A look at the authors
Perronet, Edward
b Sundridge, nr Westerham Kent 1726, d Canterbury, Kent 1792. The grandson of David Perronet, the first of a French Huguenot family to settle in England in 1680, and son of Vincent, the long-serving vicar of Shoreham, Kent, and a doughty supporter of Whitefield and the Wesleys during the 18th-c evangelical revival. Edward was educated at home and possibly at Oxford Univ; by 1746 he and his brother Charles were also preaching in the same gospel cause. But after the publication of his 1757 satirical poem The Mitre, which attacked both abuses and leaders in church and state, he separated from the Wesleys, from the Countess of Huntingdon and from the CofE. A note added to his published verses read, ‘I was born, and am like to die, in the tottering communion of the Church of England; but I despise her nonsense…’ This was too much for John Wesley who demanded the poem’s suppression. Though (like other fellow-workers) he appears with both praise and blame in JW’s published Journals, he also differed from him at that time over who should be recognised as proper ministers of the sacraments. He then pastored an independent congregation at Canterbury until his death, and published 3 anonymous vols of sacred verse which included his hymns, beginning with A Small Collection of Hymns in 1782. His volatile personality may have contributed to the personal differences, but he was buried, ironically, within the cloisters of Canterbury Cathedral. Alexander Grosart in Julian says ‘He always sings as well as prays’. Since his father Vincent lived to 1785, Shoreham vicarage remained ‘home’ for most of Edward’s life; it was also the nearest place to a family home that the mature John Wesley knew, and where he was always welcome. Edward’s sister Damaris (c1730–82) spent her whole life there, becoming a tireless Bible teacher and evangelist among local women, children and families and a Maidstone prison visitor, greatly valued by Wesley; like her father but unlike her brothers, she remained within the CofE and its parish structures. No.281*.
Rippon, John
b Tiverton, Devon 1751, d Surrey (SE London) 1836. He trained for the ministry at the ‘moderate Calvinist’ Baptist Coll in Bristol, and in 1773 became the youthful pastor of the Baptist congregation in Carter La, Tooley St, Southwark. There he succeeded the ‘high Calvinist’ John Gill (1697–1771), the two men ministering for a combined total of 117 years. 1000 members joined in Rippon’s time (see also under J Swain); the congregation later moved to New Park St to allow for the building of the new London Bridge. Rippon remained there for more than 60 years until his death. In 1792 he was awarded an hon DD by the Baptist Coll at Providence, Rhode Island, USA. From 1790 to 1802 he edited the Baptist Annual Register, covering events in the UK and N America and now an invaluable reference work; among his other historical and biographical writings was a Brief Memoir of the Life and Writings of Rev Jn Gill. Some 40,000 [sic] burials in Bunhill Fields were recorded in the list he compiled. He took the American side in the War of Independence, campaigned for full civil liberties for Dissenters, publicised the work of Wm Carey and the work of the BMS, conducted a vast correspondence in Britain, Europe and N America, and found time for village evangelism at home. In 1812 he was a leading figure in the founding of the Baptist Union and became its first chairman; calling himself ‘the willing servant of all the churches’, he not only was London’s leading Baptist minister, but gave a new sense of cohesion and identity to Baptists throughout England.

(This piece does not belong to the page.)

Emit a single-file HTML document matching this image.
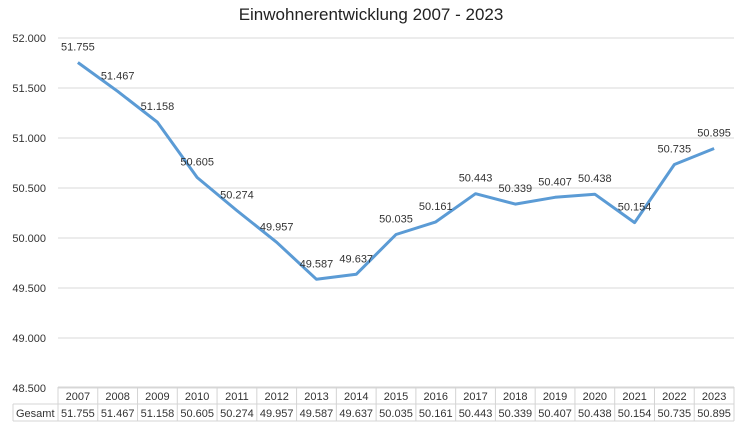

The year 1787 saw the appearance of the 1st edn of what became his most famous production, A selection of Hymns from the best authors, intended as an Appendix to Dr Watts’s Psalms and Hymns. This became known as Rippon’s Selection; a tune book was published in 1791, and subsequent edns of the hymn-book pioneered the practice of noting the tune names for each text. By 1800 the Selection had reached its 10th edn, with a further 60 hymns; another enlarged edn came in 1827, and after his death came The Comprehensive Edition of 1844 (the 44th), now grown to 1174 hymns in 100 different metres. As he did not attach his name to any of the hymns, it is now uncertain how many, and which ones, are definitely his. Though lacking the hymnwriting genius of Watts or the Wesleys, by these compilations he became a key figure in the story of English hymns, and certainly did for the Baptists what other pioneers had done for Independency and Methodism—and like them for all the English-speaking churches. His editing is acknowledged to have improved many of the hymns. Kenneth R Manley has written extensively about his life and work. No.281*.